Records with drawing code
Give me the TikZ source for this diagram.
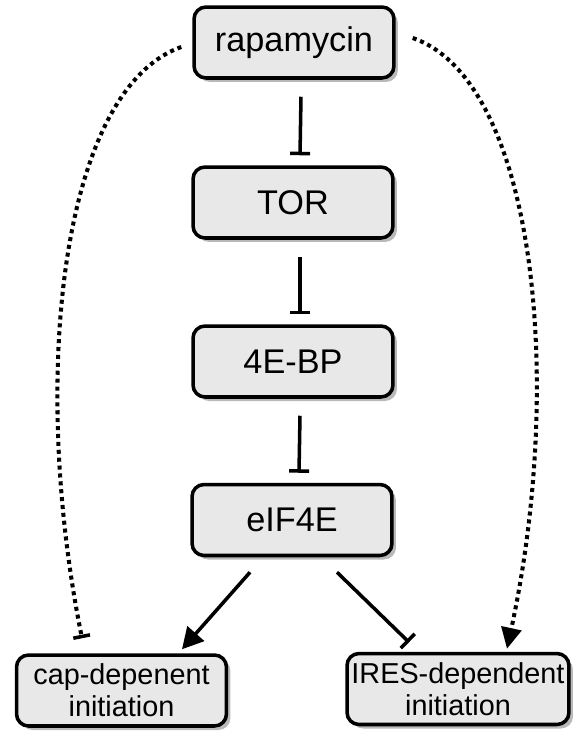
\documentclass[tikz,border=0pt]{standalone}
\usepackage{fontspec}
\setmainfont{Liberation Sans}
\usetikzlibrary{arrows.meta,shadows}
\tikzset{box/.style={draw,rounded corners=0.24cm,line width=2pt,fill=black!9,
        drop shadow={shadow xshift=0.08cm,shadow yshift=-0.08cm,fill=black!55}},
    protein/.style={box,minimum width=4cm,minimum height=1.42cm,
        font=\fontsize{19.5}{22}\selectfont},
    outcome/.style={box,align=center,inner sep=1pt,minimum height=1.42cm,
        font=\fontsize{16.4}{18.2}\selectfont},
    inhibit/.style={line width=2pt,-{Bar[width=0.4cm,line width=2pt]}},
    activate/.style={line width=2pt,-{Triangle[length=0.42cm,width=0.44cm]}},
    maybe/.style={line width=2.3pt,dash pattern=on 2.3pt off 2.2pt}}

\begin{document}
\begin{tikzpicture}[x=0.02cm,y=-0.02cm]
\useasboundingbox (0,0) rectangle (573,731);
% signalling chain
\node[protein] (rap) at (294,42.5) {rapamycin};
\node[protein] (tor) at (293,202.5) {TOR};
\node[protein] (bp) at (293,361.5) {4E-BP};
\node[protein] (eif) at (292,520) {eIF4E};
% translation
\node[outcome,minimum width=4.2cm] (cap) at (121.5,690.5) {cap-depenent\\initiation};
\node[outcome,minimum width=4.44cm] (ires) at (458,689) {IRES-dependent\\initiation};

\draw[inhibit] ([xshift=0.14cm,yshift=-0.34cm]rap.south) -- ([xshift=0.14cm,yshift=0.2cm]tor.north);
\draw[inhibit] ([xshift=0.14cm,yshift=-0.34cm]tor.south) -- ([xshift=0.14cm,yshift=0.2cm]bp.north);
\draw[inhibit] ([xshift=0.14cm,yshift=-0.34cm]bp.south) -- ([xshift=0.14cm,yshift=0.2cm]eif.north);
\draw[activate] ([xshift=-0.84cm,yshift=-0.3cm]eif.south) -- ([xshift=1.21cm,yshift=0.08cm]cap.north);
\draw[inhibit] ([xshift=0.9cm,yshift=-0.3cm]eif.south) -- ([xshift=-0.98cm,yshift=0.19cm]ires.north);
% direct effects of rapamycin
\draw[maybe,-{Bar[width=0.34cm,line width=2pt]}] ([xshift=-0.22cm,yshift=-0.09cm]rap.west)
    .. controls (60,90) and (30,380) .. ([xshift=-0.79cm,yshift=0.3cm]cap.north);
\draw[maybe,-{Triangle[length=0.42cm,width=0.4cm]}] ([xshift=0.34cm,yshift=0.09cm]rap.east)
    .. controls (535,80) and (565,380) .. ([xshift=0.98cm,yshift=0.06cm]ires.north);
\end{tikzpicture}
\end{document}
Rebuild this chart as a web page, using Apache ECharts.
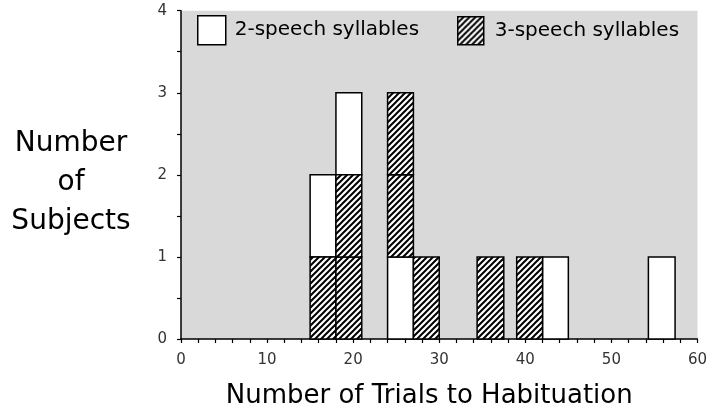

(PROBLEM TO WORK ON):
Tally the lines above containing "this". Answer with the count only.

(FINAL RESULT):
2